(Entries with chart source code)
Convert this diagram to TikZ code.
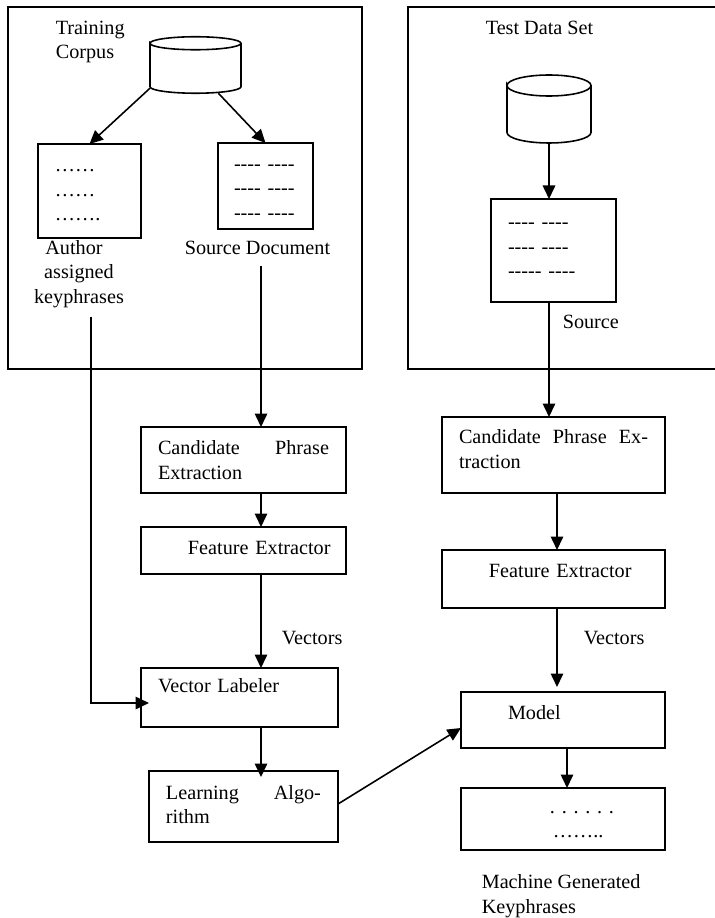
\documentclass[tikz,border=0pt]{standalone}
\usepackage{fontspec}
\setmainfont{Liberation Serif}
\newfontfamily\plainfont{Liberation Serif}
\newcommand\bodyfont{\fontsize{11.5}{13.9}\selectfont\frenchspacing}
\usetikzlibrary{arrows.meta}

\begin{document}
\begin{tikzpicture}[x=0.02cm,y=-0.02cm,line width=0.9pt,
    >={Stealth[inset=0pt,length=2.7mm,width=2.5mm]},
    every node/.style={font=\bodyfont},
    stepbox/.style={draw,anchor=north west,align=left,inner xsep=.34cm,inner ysep=0pt,outer sep=0pt},
    dashbox/.style={stepbox,font=\bodyfont\plainfont},
    dbase/.style={inner sep=0pt,outer sep=0pt},
    caption/.style={inner sep=0pt,align=left,anchor=west}]
    \useasboundingbox (0,0) rectangle (715,918);

    % Draw the frames of the training corpus and the test data set
    \draw (8,7) rectangle (362,369);
    \draw (715,7) -- (408,7) -- (408,369) -- (715,369);
    \node[caption] (traintitle) at (55,42) {Training\\Corpus};
    \node[caption] (testtitle) at (485,28) {Test Data Set};

    % Databases
    \node[dbase,minimum width=1.82cm,minimum height=1.13cm] (dbtrain) at (195.5,65) {};
    \draw ([yshift=-.13cm]dbtrain.north west) arc[start angle=180,end angle=-180,x radius=.91cm,y radius=.13cm]
        -- ([yshift=.13cm]dbtrain.south west) arc[start angle=180,end angle=360,x radius=.91cm,y radius=.13cm]
        -- ([yshift=-.13cm]dbtrain.north east);
    \node[dbase,minimum width=1.68cm,minimum height=1.36cm] (dbtest) at (549,109) {};
    \draw ([yshift=-.21cm]dbtest.north west) arc[start angle=180,end angle=-180,x radius=.84cm,y radius=.21cm]
        -- ([yshift=.21cm]dbtest.south west) arc[start angle=180,end angle=360,x radius=.84cm,y radius=.21cm]
        -- ([yshift=-.21cm]dbtest.north east);

    % Documents inside the training frame
    \node[stepbox,text width=1.38cm,minimum height=1.88cm] (authbox) at (38,144)
        {\mbox{}\\[-.27cm]……\\……\\…….};
    \node[dashbox,inner xsep=.32cm,text width=1.26cm,minimum height=1.72cm] (srcbox) at (218,143)
        {\mbox{}\\[-.13cm]---- ----\\---- ----\\---- ----};
    \node[caption,align=center,anchor=center] (authlabel) at (79,274)
        {Author\hspace*{.2cm}\\assigned\\keyphrases};
    \node[caption] (srclabel) at (184,248) {Source Document};

    % Document inside the test frame
    \node[dashbox,text width=1.82cm,minimum height=2.06cm] (testbox) at (491,199)
        {---- ----\\---- ----\\----- ----};
    \node[caption] (testlabel) at (562,322) {Source};

    % Left column
    \node[stepbox,text width=3.42cm,minimum height=1.32cm] (candleft) at (141,427)
        {Candidate \hfill Phrase\\Extraction};
    \node[stepbox,text width=3.42cm,minimum height=.94cm] (featleft) at (141,527)
        {\hspace*{.6cm}\mbox{Feature Extractor}\\[-.4cm]\mbox{}};
    \node[stepbox,text width=3.26cm,minimum height=1.18cm] (veclab) at (141,668)
        {Vector Labeler\\\mbox{}};
    \node[stepbox,text width=3.1cm,minimum height=1.42cm] (learn) at (149,771)
        {Learning \hfill Algo-\\rithm\\[-.4cm]\mbox{}};

    % Right column
    \node[stepbox,text width=3.78cm,minimum height=1.52cm] (candright) at (442,417)
        {Candidate \hfill Phrase \hfill Ex-\\traction\\[-.25cm]\mbox{}};
    \node[stepbox,text width=3.78cm,minimum height=1.16cm] (featright) at (442,550)
        {\hspace*{.6cm}\mbox{Feature Extractor}\\[-.17cm]\mbox{}};
    \node[stepbox,text width=3.4cm,minimum height=1.12cm] (model) at (461,692)
        {\hspace*{.6cm}Model\\[-.2cm]\mbox{}};
    \node[stepbox,text width=3.4cm,minimum height=1.24cm] (keybox) at (461,788)
        {\mbox{}\\[-.23cm]\hspace*{1.44cm}. . . . . .\\\hspace*{1.5cm}……..};

    % Texts beside the arrows and under the last box
    \node[caption] (vecleft) at (281,638) {Vectors};
    \node[caption] (vecright) at (583,638) {Vectors};
    \node[caption] (keylabel) at (481,896) {Machine Generated\\Keyphrases};

    % Free ends of the lines
    \coordinate (srcstart) at (261,266);
    \coordinate (authstart) at (91,317);
    \coordinate (authbend) at (91,703);
    \coordinate (authend) at (149,703);
    \coordinate (learntip) at (261,777);
    \coordinate (righttrunk) at (557,300);
    \coordinate (modeltip) at (557,687);
    \coordinate (keystart) at (567,748);
    \coordinate (learnout) at (338,804);
    \coordinate (modelin) at (461,728);

    % Draw the arrows of the training frame
    \draw [->] (dbtrain.207) -- (authbox.north);
    \draw [->] (dbtrain.309) -- (srcbox.north);

    % Draw the arrows of the test frame
    \draw [->] (dbtest.south) -- (dbtest.south |- testbox.north);
    \draw [->] (dbtest.south |- testbox.south) -- (dbtest.south |- candright.north);

    % Draw the arrows of the left column
    \draw [->] (srcstart) -- (srcstart |- candleft.north);
    \draw [->] (srcstart |- candleft.south) -- (srcstart |- featleft.north);
    \draw [->] (srcstart |- featleft.south) -- (srcstart |- veclab.north);
    \draw [->] (srcstart |- veclab.south) -- (learntip);
    \draw [->] (authstart) -- (authbend) -- (authend);

    % Draw the arrows of the right column
    \draw [->] (righttrunk |- candright.south) -- (righttrunk |- featright.north);
    \draw [->] (righttrunk |- featright.south) -- (modeltip);
    \draw [->] (keystart) -- (keystart |- keybox.north);

    % Draw the arrow from the learning algorithm to the model
    \draw [->] (learnout) -- (modelin);
\end{tikzpicture}
\end{document}
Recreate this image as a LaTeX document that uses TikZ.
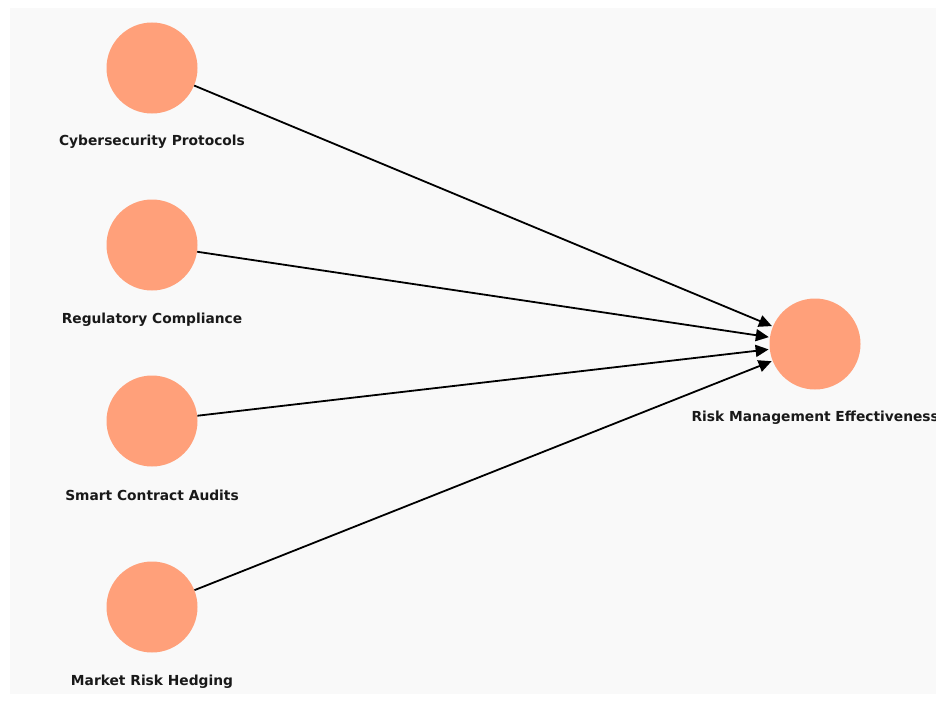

* _What is expected_
Start at the top of the entries and repeat each line exactly, ending at the line that contains "(0,0) rectangle (715,918);". Pictures are not part of the copy.

* _Response to this exercise_
Convert this diagram to TikZ code.
\documentclass[tikz,border=0pt]{standalone}
\usepackage{fontspec}
\setmainfont{Liberation Serif}
\newfontfamily\plainfont{Liberation Serif}
\newcommand\bodyfont{\fontsize{11.5}{13.9}\selectfont\frenchspacing}
\usetikzlibrary{arrows.meta}

\begin{document}
\begin{tikzpicture}[x=0.02cm,y=-0.02cm,line width=0.9pt,
    >={Stealth[inset=0pt,length=2.7mm,width=2.5mm]},
    every node/.style={font=\bodyfont},
    stepbox/.style={draw,anchor=north west,align=left,inner xsep=.34cm,inner ysep=0pt,outer sep=0pt},
    dashbox/.style={stepbox,font=\bodyfont\plainfont},
    dbase/.style={inner sep=0pt,outer sep=0pt},
    caption/.style={inner sep=0pt,align=left,anchor=west}]
    \useasboundingbox (0,0) rectangle (715,918);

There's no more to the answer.